— BEGIN DATA PROVIDED —

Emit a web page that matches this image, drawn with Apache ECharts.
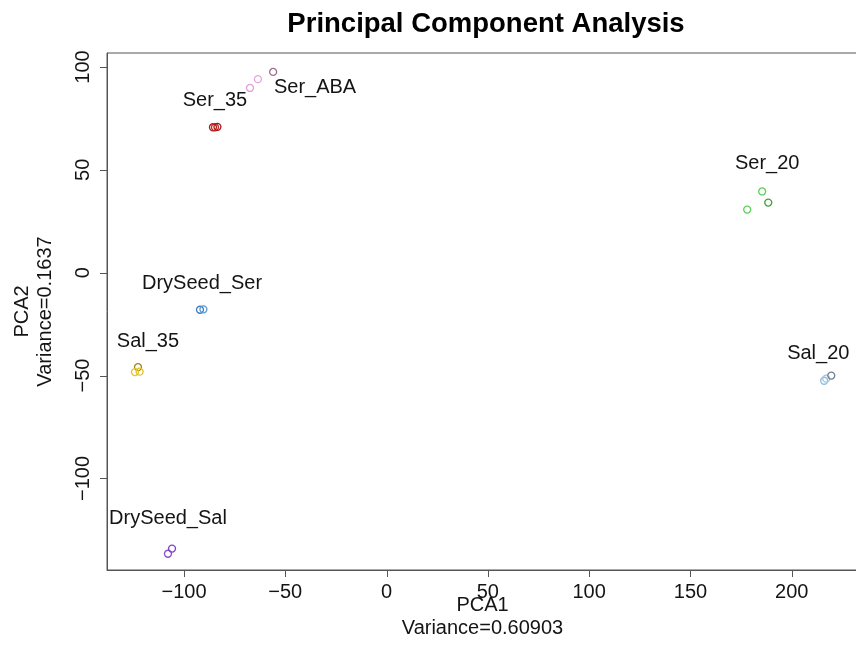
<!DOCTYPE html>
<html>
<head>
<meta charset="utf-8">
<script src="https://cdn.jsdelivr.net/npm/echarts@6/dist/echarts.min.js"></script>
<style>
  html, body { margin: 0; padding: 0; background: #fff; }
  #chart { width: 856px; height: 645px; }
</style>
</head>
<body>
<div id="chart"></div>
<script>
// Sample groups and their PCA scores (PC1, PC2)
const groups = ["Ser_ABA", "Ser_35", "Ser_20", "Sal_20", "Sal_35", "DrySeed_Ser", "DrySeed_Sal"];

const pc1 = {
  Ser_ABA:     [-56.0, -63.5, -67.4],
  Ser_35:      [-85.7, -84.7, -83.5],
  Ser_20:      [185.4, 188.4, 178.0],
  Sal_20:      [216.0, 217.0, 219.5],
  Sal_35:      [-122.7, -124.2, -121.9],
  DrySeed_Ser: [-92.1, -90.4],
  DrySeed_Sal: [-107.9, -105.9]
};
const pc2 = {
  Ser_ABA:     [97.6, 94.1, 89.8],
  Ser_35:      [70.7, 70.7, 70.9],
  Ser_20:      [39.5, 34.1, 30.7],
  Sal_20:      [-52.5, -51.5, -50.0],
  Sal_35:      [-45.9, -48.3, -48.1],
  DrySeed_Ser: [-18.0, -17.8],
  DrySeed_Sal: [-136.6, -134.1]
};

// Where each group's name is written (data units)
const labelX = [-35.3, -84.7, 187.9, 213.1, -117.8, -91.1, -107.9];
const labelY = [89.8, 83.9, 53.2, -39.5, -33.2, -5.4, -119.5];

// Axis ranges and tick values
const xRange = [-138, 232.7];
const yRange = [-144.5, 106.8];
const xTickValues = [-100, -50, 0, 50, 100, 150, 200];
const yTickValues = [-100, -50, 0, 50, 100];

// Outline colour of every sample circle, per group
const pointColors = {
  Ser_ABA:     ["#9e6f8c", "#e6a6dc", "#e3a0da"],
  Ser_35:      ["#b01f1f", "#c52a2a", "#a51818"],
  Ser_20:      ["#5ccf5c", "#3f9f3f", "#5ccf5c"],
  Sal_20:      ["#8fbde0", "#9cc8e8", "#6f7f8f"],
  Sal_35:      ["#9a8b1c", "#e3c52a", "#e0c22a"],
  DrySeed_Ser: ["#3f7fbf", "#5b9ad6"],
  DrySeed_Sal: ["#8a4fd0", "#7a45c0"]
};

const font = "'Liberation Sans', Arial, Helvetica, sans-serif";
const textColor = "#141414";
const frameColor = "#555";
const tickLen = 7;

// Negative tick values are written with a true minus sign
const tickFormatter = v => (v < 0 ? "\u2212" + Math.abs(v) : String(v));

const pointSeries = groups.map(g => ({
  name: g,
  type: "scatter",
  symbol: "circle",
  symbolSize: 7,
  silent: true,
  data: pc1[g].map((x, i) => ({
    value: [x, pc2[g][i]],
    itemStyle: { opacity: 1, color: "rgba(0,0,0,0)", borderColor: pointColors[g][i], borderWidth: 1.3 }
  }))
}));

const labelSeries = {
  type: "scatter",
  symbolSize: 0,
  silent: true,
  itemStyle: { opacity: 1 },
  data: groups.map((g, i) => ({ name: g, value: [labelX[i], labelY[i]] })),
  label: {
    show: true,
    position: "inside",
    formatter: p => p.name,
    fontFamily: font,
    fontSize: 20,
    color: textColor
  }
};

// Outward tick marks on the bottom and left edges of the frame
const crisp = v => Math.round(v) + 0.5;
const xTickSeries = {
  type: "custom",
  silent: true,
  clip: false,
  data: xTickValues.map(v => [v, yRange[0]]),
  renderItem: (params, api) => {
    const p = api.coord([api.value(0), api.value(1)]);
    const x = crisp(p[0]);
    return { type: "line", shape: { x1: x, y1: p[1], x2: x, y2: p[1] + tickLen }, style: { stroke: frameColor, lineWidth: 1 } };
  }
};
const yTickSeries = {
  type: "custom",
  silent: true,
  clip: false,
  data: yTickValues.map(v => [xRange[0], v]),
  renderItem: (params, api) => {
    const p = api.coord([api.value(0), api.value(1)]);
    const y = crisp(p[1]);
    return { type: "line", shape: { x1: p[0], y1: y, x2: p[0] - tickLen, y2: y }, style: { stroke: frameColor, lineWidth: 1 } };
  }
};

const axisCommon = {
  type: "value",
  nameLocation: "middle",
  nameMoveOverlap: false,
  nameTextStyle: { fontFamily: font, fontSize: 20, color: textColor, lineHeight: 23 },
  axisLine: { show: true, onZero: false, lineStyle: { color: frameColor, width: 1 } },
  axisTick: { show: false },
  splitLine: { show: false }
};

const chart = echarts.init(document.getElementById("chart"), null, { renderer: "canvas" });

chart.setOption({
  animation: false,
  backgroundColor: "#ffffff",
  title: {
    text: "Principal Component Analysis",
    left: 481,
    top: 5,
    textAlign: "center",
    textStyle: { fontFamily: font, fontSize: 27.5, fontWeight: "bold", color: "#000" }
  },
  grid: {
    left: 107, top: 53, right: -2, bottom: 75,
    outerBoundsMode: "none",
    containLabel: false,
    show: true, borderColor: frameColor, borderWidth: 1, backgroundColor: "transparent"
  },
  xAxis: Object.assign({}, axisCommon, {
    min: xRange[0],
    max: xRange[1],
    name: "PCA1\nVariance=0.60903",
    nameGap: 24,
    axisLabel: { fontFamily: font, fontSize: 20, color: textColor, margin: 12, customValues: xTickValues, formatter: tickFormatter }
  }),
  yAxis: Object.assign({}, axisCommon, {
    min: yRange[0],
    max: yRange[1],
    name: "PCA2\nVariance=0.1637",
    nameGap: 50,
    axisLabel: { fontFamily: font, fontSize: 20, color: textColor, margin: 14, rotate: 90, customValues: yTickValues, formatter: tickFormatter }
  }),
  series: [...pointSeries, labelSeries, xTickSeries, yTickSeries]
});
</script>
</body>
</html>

— END DATA PROVIDED —

→ EXERCISE OBJECTIVE
Omit the pictures and reproduce the listing exactly.

→ RESPONSE TO THIS EXERCISE
Emit a web page that matches this image, drawn with Apache ECharts.
<!DOCTYPE html>
<html>
<head>
<meta charset="utf-8">
<script src="https://cdn.jsdelivr.net/npm/echarts@6/dist/echarts.min.js"></script>
<style>
  html, body { margin: 0; padding: 0; background: #fff; }
  #chart { width: 856px; height: 645px; }
</style>
</head>
<body>
<div id="chart"></div>
<script>
// Sample groups and their PCA scores (PC1, PC2)
const groups = ["Ser_ABA", "Ser_35", "Ser_20", "Sal_20", "Sal_35", "DrySeed_Ser", "DrySeed_Sal"];

const pc1 = {
  Ser_ABA:     [-56.0, -63.5, -67.4],
  Ser_35:      [-85.7, -84.7, -83.5],
  Ser_20:      [185.4, 188.4, 178.0],
  Sal_20:      [216.0, 217.0, 219.5],
  Sal_35:      [-122.7, -124.2, -121.9],
  DrySeed_Ser: [-92.1, -90.4],
  DrySeed_Sal: [-107.9, -105.9]
};
const pc2 = {
  Ser_ABA:     [97.6, 94.1, 89.8],
  Ser_35:      [70.7, 70.7, 70.9],
  Ser_20:      [39.5, 34.1, 30.7],
  Sal_20:      [-52.5, -51.5, -50.0],
  Sal_35:      [-45.9, -48.3, -48.1],
  DrySeed_Ser: [-18.0, -17.8],
  DrySeed_Sal: [-136.6, -134.1]
};

// Where each group's name is written (data units)
const labelX = [-35.3, -84.7, 187.9, 213.1, -117.8, -91.1, -107.9];
const labelY = [89.8, 83.9, 53.2, -39.5, -33.2, -5.4, -119.5];

// Axis ranges and tick values
const xRange = [-138, 232.7];
const yRange = [-144.5, 106.8];
const xTickValues = [-100, -50, 0, 50, 100, 150, 200];
const yTickValues = [-100, -50, 0, 50, 100];

// Outline colour of every sample circle, per group
const pointColors = {
  Ser_ABA:     ["#9e6f8c", "#e6a6dc", "#e3a0da"],
  Ser_35:      ["#b01f1f", "#c52a2a", "#a51818"],
  Ser_20:      ["#5ccf5c", "#3f9f3f", "#5ccf5c"],
  Sal_20:      ["#8fbde0", "#9cc8e8", "#6f7f8f"],
  Sal_35:      ["#9a8b1c", "#e3c52a", "#e0c22a"],
  DrySeed_Ser: ["#3f7fbf", "#5b9ad6"],
  DrySeed_Sal: ["#8a4fd0", "#7a45c0"]
};

const font = "'Liberation Sans', Arial, Helvetica, sans-serif";
const textColor = "#141414";
const frameColor = "#555";
const tickLen = 7;

// Negative tick values are written with a true minus sign
const tickFormatter = v => (v < 0 ? "\u2212" + Math.abs(v) : String(v));

const pointSeries = groups.map(g => ({
  name: g,
  type: "scatter",
  symbol: "circle",
  symbolSize: 7,
  silent: true,
  data: pc1[g].map((x, i) => ({
    value: [x, pc2[g][i]],
    itemStyle: { opacity: 1, color: "rgba(0,0,0,0)", borderColor: pointColors[g][i], borderWidth: 1.3 }
  }))
}));

const labelSeries = {
  type: "scatter",
  symbolSize: 0,
  silent: true,
  itemStyle: { opacity: 1 },
  data: groups.map((g, i) => ({ name: g, value: [labelX[i], labelY[i]] })),
  label: {
    show: true,
    position: "inside",
    formatter: p => p.name,
    fontFamily: font,
    fontSize: 20,
    color: textColor
  }
};

// Outward tick marks on the bottom and left edges of the frame
const crisp = v => Math.round(v) + 0.5;
const xTickSeries = {
  type: "custom",
  silent: true,
  clip: false,
  data: xTickValues.map(v => [v, yRange[0]]),
  renderItem: (params, api) => {
    const p = api.coord([api.value(0), api.value(1)]);
    const x = crisp(p[0]);
    return { type: "line", shape: { x1: x, y1: p[1], x2: x, y2: p[1] + tickLen }, style: { stroke: frameColor, lineWidth: 1 } };
  }
};
const yTickSeries = {
  type: "custom",
  silent: true,
  clip: false,
  data: yTickValues.map(v => [xRange[0], v]),
  renderItem: (params, api) => {
    const p = api.coord([api.value(0), api.value(1)]);
    const y = crisp(p[1]);
    return { type: "line", shape: { x1: p[0], y1: y, x2: p[0] - tickLen, y2: y }, style: { stroke: frameColor, lineWidth: 1 } };
  }
};

const axisCommon = {
  type: "value",
  nameLocation: "middle",
  nameMoveOverlap: false,
  nameTextStyle: { fontFamily: font, fontSize: 20, color: textColor, lineHeight: 23 },
  axisLine: { show: true, onZero: false, lineStyle: { color: frameColor, width: 1 } },
  axisTick: { show: false },
  splitLine: { show: false }
};

const chart = echarts.init(document.getElementById("chart"), null, { renderer: "canvas" });

chart.setOption({
  animation: false,
  backgroundColor: "#ffffff",
  title: {
    text: "Principal Component Analysis",
    left: 481,
    top: 5,
    textAlign: "center",
    textStyle: { fontFamily: font, fontSize: 27.5, fontWeight: "bold", color: "#000" }
  },
  grid: {
    left: 107, top: 53, right: -2, bottom: 75,
    outerBoundsMode: "none",
    containLabel: false,
    show: true, borderColor: frameColor, borderWidth: 1, backgroundColor: "transparent"
  },
  xAxis: Object.assign({}, axisCommon, {
    min: xRange[0],
    max: xRange[1],
    name: "PCA1\nVariance=0.60903",
    nameGap: 24,
    axisLabel: { fontFamily: font, fontSize: 20, color: textColor, margin: 12, customValues: xTickValues, formatter: tickFormatter }
  }),
  yAxis: Object.assign({}, axisCommon, {
    min: yRange[0],
    max: yRange[1],
    name: "PCA2\nVariance=0.1637",
    nameGap: 50,
    axisLabel: { fontFamily: font, fontSize: 20, color: textColor, margin: 14, rotate: 90, customValues: yTickValues, formatter: tickFormatter }
  }),
  series: [...pointSeries, labelSeries, xTickSeries, yTickSeries]
});
</script>
</body>
</html>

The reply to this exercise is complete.